━━━━━ SUPPLIED MATERIAL ━━━━━
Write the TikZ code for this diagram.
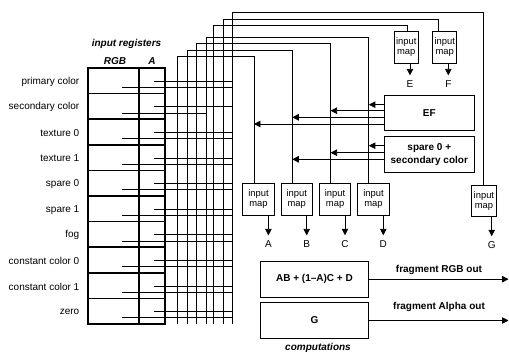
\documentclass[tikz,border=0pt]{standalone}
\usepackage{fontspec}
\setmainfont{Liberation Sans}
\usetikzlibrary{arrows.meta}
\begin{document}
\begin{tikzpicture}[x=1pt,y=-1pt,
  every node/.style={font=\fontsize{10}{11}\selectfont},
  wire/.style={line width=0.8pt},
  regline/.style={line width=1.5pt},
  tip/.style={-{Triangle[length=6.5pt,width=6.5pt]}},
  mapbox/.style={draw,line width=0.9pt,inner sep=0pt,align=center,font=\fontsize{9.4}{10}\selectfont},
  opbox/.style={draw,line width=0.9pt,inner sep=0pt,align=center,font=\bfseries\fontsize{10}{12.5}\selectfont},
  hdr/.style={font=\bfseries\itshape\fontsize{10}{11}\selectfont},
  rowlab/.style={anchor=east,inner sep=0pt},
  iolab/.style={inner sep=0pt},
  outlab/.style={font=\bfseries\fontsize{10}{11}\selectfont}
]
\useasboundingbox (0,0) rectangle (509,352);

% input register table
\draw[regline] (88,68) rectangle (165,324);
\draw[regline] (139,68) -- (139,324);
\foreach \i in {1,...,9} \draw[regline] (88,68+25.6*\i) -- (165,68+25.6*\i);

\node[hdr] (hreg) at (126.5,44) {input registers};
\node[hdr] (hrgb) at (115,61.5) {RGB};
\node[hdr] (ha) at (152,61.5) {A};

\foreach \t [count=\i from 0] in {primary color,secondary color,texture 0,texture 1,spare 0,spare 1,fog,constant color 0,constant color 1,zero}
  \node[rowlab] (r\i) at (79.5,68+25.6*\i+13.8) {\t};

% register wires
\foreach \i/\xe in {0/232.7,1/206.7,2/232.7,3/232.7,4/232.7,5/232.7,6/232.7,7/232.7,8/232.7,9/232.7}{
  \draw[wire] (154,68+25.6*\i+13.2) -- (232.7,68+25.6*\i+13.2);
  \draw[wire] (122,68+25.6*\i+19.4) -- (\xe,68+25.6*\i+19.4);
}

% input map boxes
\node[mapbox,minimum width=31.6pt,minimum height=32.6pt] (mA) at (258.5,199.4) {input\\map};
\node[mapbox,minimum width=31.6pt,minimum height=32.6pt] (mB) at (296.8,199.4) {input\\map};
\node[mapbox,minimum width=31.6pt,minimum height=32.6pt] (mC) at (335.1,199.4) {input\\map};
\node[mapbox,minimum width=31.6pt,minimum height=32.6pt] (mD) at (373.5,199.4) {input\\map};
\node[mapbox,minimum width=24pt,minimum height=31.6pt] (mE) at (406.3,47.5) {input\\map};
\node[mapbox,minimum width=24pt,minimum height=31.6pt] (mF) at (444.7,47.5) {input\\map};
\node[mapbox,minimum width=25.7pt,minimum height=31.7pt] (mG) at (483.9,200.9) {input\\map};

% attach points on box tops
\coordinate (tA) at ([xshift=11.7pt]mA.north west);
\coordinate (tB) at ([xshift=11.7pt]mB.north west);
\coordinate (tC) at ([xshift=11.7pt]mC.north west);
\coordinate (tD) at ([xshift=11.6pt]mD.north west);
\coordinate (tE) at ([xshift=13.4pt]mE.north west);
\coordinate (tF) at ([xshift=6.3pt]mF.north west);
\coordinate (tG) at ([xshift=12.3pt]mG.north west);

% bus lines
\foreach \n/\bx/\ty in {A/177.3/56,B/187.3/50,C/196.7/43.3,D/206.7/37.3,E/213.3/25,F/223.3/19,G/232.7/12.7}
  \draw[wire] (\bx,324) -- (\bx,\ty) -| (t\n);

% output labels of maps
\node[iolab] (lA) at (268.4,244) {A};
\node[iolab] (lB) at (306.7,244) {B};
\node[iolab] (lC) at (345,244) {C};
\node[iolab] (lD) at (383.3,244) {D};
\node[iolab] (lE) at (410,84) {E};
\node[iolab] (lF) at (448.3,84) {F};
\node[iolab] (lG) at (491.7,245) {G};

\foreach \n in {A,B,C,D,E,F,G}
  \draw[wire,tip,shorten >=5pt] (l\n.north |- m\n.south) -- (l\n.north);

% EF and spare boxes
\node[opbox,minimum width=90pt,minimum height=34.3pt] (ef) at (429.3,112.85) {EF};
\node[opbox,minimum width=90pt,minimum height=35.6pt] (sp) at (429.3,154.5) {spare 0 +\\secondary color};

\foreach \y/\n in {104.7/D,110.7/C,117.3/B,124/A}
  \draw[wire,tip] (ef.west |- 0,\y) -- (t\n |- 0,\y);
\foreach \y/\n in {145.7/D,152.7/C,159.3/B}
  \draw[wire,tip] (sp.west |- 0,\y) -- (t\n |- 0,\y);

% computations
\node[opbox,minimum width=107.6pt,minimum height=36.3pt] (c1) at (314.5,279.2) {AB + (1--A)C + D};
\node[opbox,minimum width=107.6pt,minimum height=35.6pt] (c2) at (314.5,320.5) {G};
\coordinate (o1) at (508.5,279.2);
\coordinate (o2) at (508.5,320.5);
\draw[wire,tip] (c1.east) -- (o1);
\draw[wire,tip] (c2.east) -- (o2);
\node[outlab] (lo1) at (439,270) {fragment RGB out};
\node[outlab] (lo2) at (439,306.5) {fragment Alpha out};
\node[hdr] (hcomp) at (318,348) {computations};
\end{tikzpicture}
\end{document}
━━━━━
━━━━━ SUPPLIED MATERIAL ━━━━━
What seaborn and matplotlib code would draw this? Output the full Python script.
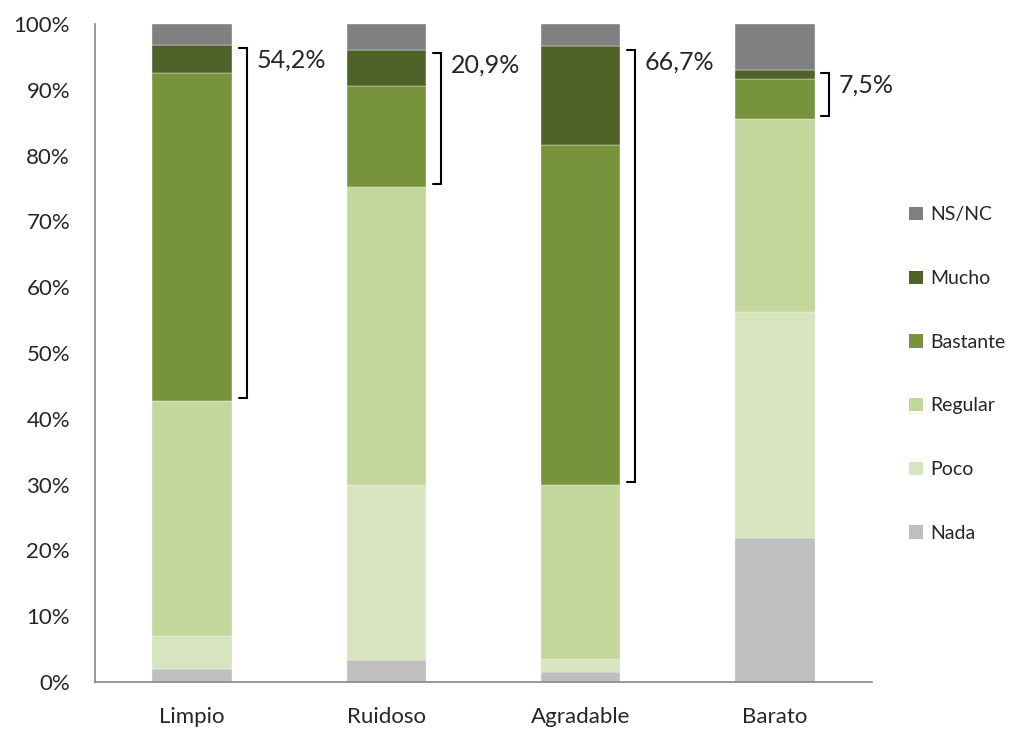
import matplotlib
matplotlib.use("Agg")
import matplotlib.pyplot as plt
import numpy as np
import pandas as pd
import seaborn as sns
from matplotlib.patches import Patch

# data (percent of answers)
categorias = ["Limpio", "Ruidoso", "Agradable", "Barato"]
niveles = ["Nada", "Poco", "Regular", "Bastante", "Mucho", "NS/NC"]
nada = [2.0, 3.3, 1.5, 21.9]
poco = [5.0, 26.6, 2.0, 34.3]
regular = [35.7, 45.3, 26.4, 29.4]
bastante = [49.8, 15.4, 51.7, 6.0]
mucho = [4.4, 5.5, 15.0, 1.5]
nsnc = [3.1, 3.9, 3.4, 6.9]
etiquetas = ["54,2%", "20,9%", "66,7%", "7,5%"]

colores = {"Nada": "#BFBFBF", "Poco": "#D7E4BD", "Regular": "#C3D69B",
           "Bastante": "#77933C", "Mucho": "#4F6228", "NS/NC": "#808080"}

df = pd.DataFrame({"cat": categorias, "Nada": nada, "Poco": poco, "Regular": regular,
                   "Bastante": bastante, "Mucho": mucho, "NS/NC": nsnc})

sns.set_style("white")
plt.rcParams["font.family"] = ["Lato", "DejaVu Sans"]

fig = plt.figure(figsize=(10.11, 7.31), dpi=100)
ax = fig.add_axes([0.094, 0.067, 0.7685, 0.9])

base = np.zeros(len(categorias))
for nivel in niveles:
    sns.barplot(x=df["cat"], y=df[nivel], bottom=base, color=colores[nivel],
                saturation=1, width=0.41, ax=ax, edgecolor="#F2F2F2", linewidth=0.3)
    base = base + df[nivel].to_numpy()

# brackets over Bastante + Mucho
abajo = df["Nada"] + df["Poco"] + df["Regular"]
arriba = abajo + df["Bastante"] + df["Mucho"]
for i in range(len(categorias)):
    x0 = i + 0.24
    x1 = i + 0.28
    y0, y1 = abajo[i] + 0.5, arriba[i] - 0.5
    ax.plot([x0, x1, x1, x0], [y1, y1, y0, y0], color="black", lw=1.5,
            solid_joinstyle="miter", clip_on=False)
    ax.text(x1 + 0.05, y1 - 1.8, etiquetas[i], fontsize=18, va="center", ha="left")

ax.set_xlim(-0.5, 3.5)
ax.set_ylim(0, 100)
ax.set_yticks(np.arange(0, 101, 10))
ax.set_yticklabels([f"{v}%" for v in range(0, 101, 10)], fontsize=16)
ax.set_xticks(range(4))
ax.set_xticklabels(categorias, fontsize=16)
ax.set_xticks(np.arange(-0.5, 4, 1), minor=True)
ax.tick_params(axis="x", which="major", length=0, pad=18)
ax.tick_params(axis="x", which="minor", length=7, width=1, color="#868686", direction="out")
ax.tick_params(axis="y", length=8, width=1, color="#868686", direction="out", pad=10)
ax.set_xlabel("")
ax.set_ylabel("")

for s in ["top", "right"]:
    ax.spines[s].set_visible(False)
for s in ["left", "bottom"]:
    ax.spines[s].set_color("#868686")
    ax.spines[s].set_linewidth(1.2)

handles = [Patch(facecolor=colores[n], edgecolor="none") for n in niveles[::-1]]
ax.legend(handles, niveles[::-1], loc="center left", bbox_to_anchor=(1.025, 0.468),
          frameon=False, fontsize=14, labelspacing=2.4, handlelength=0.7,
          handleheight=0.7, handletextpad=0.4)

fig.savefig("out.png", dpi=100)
━━━━━
━━━━━ SUPPLIED MATERIAL ━━━━━
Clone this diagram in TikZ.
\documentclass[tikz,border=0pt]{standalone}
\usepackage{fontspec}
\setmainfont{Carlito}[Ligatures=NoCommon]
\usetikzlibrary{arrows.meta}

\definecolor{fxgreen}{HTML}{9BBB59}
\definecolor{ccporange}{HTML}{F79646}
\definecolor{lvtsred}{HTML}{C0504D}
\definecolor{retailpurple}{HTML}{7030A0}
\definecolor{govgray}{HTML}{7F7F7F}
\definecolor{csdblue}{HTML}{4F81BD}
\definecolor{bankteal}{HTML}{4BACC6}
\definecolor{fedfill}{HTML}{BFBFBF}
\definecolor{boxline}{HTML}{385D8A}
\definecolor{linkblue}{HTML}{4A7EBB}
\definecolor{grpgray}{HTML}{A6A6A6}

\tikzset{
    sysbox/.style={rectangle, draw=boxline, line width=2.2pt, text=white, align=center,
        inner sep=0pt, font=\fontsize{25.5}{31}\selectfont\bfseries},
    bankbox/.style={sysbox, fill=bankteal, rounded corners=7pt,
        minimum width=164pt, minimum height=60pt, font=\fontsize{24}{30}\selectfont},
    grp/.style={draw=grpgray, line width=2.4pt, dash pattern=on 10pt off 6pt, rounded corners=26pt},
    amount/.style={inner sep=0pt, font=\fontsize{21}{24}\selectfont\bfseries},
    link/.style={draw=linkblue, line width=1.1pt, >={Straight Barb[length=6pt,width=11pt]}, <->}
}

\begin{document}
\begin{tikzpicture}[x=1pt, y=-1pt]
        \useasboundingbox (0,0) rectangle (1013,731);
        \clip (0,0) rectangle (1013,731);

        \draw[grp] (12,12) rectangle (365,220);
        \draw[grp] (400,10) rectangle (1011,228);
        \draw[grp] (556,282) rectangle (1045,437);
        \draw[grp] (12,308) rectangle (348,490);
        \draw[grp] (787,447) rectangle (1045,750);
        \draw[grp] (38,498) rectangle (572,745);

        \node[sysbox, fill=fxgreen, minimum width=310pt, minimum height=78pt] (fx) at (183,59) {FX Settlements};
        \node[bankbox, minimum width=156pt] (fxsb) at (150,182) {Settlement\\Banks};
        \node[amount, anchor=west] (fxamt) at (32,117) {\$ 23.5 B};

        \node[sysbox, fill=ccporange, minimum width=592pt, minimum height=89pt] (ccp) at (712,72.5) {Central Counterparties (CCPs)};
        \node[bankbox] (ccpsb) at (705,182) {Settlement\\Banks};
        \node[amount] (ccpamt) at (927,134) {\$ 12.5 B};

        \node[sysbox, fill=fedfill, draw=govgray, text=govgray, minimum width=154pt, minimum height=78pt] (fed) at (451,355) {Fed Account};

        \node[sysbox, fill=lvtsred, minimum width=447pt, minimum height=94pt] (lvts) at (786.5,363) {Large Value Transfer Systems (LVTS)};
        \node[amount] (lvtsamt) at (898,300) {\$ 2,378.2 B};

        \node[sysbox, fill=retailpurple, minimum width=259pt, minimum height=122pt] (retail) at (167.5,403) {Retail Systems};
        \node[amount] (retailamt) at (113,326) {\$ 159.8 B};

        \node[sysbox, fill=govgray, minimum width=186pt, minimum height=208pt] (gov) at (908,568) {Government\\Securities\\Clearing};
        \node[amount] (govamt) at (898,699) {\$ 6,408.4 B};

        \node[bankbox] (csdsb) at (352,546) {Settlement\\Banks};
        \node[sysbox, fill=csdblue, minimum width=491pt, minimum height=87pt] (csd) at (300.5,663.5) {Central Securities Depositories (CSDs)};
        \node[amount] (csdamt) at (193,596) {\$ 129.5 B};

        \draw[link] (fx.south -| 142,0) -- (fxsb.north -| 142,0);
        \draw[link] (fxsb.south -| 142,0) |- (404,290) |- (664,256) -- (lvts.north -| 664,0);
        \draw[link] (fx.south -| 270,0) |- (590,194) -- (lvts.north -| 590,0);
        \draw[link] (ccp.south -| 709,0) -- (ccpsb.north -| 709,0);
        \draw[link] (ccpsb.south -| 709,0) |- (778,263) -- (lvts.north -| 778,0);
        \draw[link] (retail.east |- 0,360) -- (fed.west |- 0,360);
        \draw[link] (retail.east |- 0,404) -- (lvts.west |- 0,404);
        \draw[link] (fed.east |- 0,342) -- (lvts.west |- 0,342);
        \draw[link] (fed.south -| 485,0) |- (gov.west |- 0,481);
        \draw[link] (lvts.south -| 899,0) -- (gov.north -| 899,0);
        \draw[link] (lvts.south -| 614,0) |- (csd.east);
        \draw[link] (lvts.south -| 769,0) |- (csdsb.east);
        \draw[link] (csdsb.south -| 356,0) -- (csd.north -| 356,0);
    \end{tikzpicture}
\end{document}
━━━━━
SHORT EXERCISE => Output exactly the lines above, from the line with "What seaborn and" to the line with "from matplotlib.patches import Patch", both included; skip the pictures.

EXERCISE RESPONSE =>
What seaborn and matplotlib code would draw this? Output the full Python script.
import matplotlib
matplotlib.use("Agg")
import matplotlib.pyplot as plt
import numpy as np
import pandas as pd
import seaborn as sns
from matplotlib.patches import Patch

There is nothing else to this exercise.